Today is Saturday for me and I haven't been here since Tuesday ~ the wonderful piece of machinery that allows me access to the Internet, email, Facebook, web cam and Google decided to be difficult and has spent most of the week in with the repair man - it is working again and everything is in hand for me to have and work with a new computer.
It is a strange feeling - almost that I have been detached from my life support system and I found it difficult. I was able to access things from the home of a friend and special phone calls and text messages made it much easier to bear.
The time away gave me cause to think about why I blog and how it started. It started when I had not long come out of hospital and there were lots of people wanting to know how I was doing, so I chose to blog to keep everyone in the loop and then it became a place for joy and thanksgiving for my life.
It has moved to be a general musing on how life is treating me and how I am feeling and I am happy to be back and not to have forgotten the source.
It is good to be reminded of how far I have come ~ there are less and less medical reports in my posts and more and more of the joy I find in my life. The discoveries I have been able to make and share with you all.
Life is indeed good for me - my health is so much better and I live with a thankful heart ~ not only for my health but for the continuing health and strength of other transplant recipients.
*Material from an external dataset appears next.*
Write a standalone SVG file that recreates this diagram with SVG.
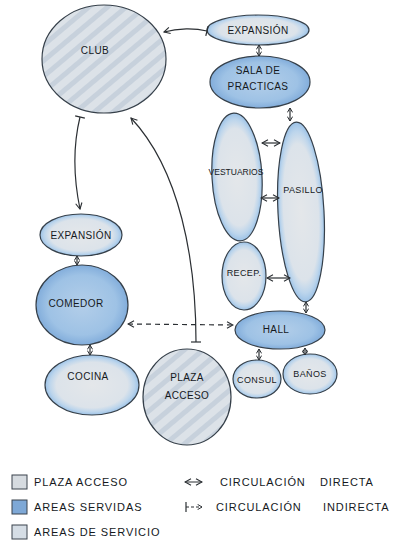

I wonder and marvel at the skill and knowledge that allows this sort of surgery to go ahead and am astounded at the difference in the quality of life for so many people. There are many thankful hearts all around the world.
I am having trouble believing how quickly this year is passing - tomorrow is Mother's Day and here we are in the middle of May and summer gardens are getting ready to bloom in the northern hemisphere and down in the south we are dealing with much cooler temperatures, falling leaves and grey skies.
My daffodils have been in for a week now and I wonder how cold it is in the soil and I look forward with great anticipation to seeing the first green shoots making their way up and then on to blooming.
The mail this week has brought me letters, cards and books and all of these things are a wonderful reminder of the love and affection of friends.
I have been stepping out of my comfort zone and doing things which are a challenge to me, but I do them with loving support and am managing quite well.
There has been much sickness around and I wish you all a speedy recovery and bright and happy days. I hope that even if your days are challenging and pain filled - that they serve to remind you that you are indeed alive to feel the pain.
Life is beautiful and we live in a beautiful world - so no matter where you go or where your stream travels be sure not to forget the source and go back to your roots and enjoy it all.
Thank you for visiting the Musings of My Heart - today a heart that is filled with wonder at the pure joy of living.